What is at stake in Afghanistan? One might be forgiven for thinking that it is only the lives of British and American soldiers. In those NATO countries that maintain a substantial military presence in South-central Asia, public debate has been reduced to a single, sordid, consideration: what best serves our national interest? This is the standard refrain of the foreign policy realist; of the Kissingerian isolationist. It would be all too easy for Barack Obama to capitulate to the growing number of voices in his own country — and in ours — that express this sentiment. But the initial question deserves a proper answer.

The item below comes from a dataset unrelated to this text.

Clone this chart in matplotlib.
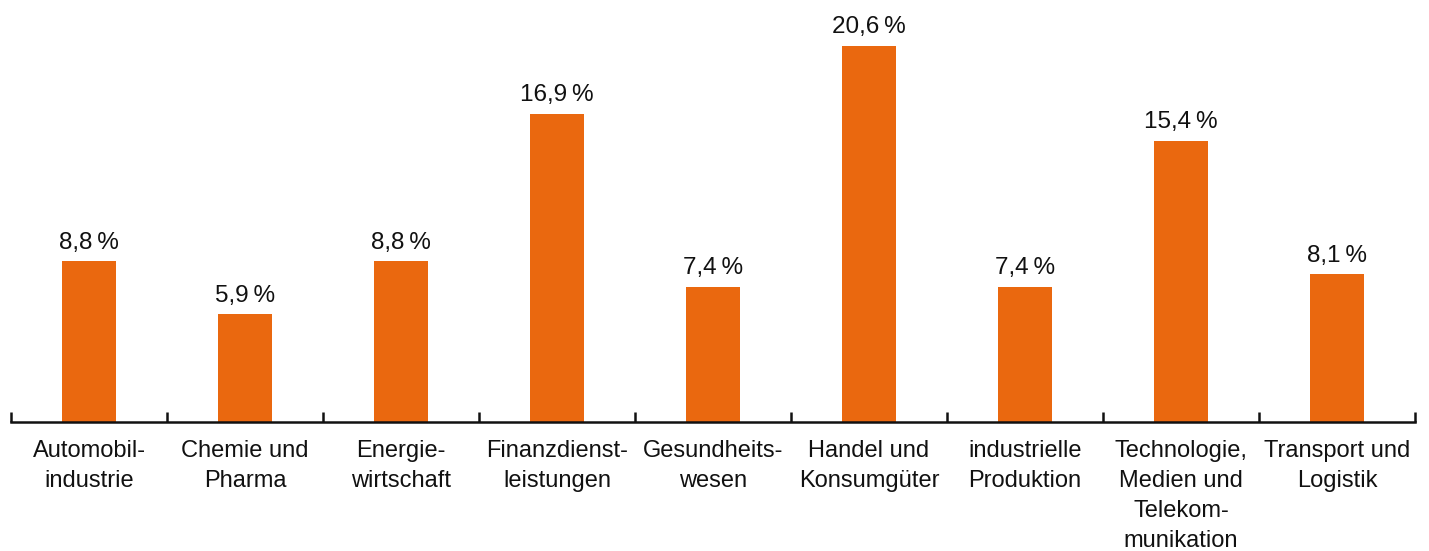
import matplotlib
matplotlib.use("Agg")
import matplotlib.pyplot as plt
import numpy as np

categories = ["Automobil-\nindustrie", "Chemie und\nPharma", "Energie-\nwirtschaft",
              "Finanzdienst-\nleistungen", "Gesundheits-\nwesen", "Handel und\nKonsumgüter",
              "industrielle\nProduktion", "Technologie,\nMedien und\nTelekom-\nmunikation",
              "Transport und\nLogistik"]
values = [8.8, 5.9, 8.8, 16.9, 7.4, 20.6, 7.4, 15.4, 8.1]

plt.rcParams['font.family'] = ['Liberation Sans', 'DejaVu Sans']

fig = plt.figure(figsize=(14.29, 5.51), dpi=100)
ax = fig.add_axes([11 / 1429, 129 / 551, 1404 / 1429, (422 - 20) / 551])

x = np.arange(len(values))
ax.bar(x, values, width=0.34, color="#EA680F", zorder=2)

for xi, v in zip(x, values):
    label = f"{v:.1f}".replace(".", ",") + "\u2009%"
    ax.annotate(label, (xi, v), xytext=(0, 5.5), textcoords="offset points",
                ha="center", va="bottom", fontsize=17.5, color="#111111")

ax.set_xlim(-0.5, len(values) - 0.5)
ax.set_ylim(0, 22.03)

for s in ["top", "left", "right"]:
    ax.spines[s].set_visible(False)
ax.spines["bottom"].set_linewidth(1.8)
ax.spines["bottom"].set_color("#111111")

ax.set_yticks([])
ax.set_xticks(x)
ax.set_xticklabels(categories, fontsize=17, color="#111111", linespacing=1.47)
ax.tick_params(axis="x", which="major", length=0, pad=13)
ax.set_xticks(np.arange(-0.5, len(values)), minor=True)
ax.tick_params(axis="x", which="minor", direction="in", length=7, width=1.8, color="#111111")

fig.savefig("out.png", dpi=100)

Western forces have established a fragile barricade between the admittedly tentative, limited freedoms of Afghan citizens, and the Islamist predators that ruled the country prior to the NATO intervention in 2001. It would be a difficult thing to draw out the full horror of the Taliban government here, but we can gather some impression from a cursory review of how they conduct themselves as insurgents.

Primary and secondary schools are among their favourite targets. They particularly relish decapitating those teachers who dare to try to educate girls, and they have been known to mutilate with powder acid those girls who dare to try to get an education.

Let’s assume, though, that we’re all familiar with opposition policy on females (and homosexuals, Christians, Jews, atheists, liberals, socialists… add a category of your choice) and explore instead another consequence of troop withdrawal. Afghanistan sits on a geo-political fault-line with nuclear-armed Pakistan. The Pakistani state is currently struggling with its own guerrilla uprising against a movement not at all dissimilar from that of its neighbour.

Were Al-Qaeda and the Pakistan and Afghan Taliban allowed free range of the Hindu Kush, Pakistan’s shaky democracy would be on the brink; it would take perhaps only months for it to collapse. The world would then be faced with the prospect of an army of violent theocrats equipped with weapons powerful enough to reduce Europe to rubble several times over.

There is, of course, also the very real question of international justice. The hunt for the men who organised the 9/11 attacks did not end with the apprehension of Khalid Sheikh Mohammed. It was Osama bin Laden who sanctioned the atrocity — he has himself repeatedly laid claim to this particular dishonour — and he remains free, skulking somewhere on Afghanistan’s eastern rim. It would be a disgraceful abrogation of the American state’s moral duty to his victims if it failed to find, capture, or kill bin Laden. Ideally, he would stand trial in Manhattan, less than a mile away from the scene of the crime. Who would say it wasn’t worth the effort then?

It may be the case that increasing the intensity of the campaign against Islamist militants in Afghanistan will result in the deaths of more British and American servicemen and women. There is no question that this is tragic. But President Obama should grit his teeth and tell his people that these are necessary losses. He knows that there is a great deal more at stake.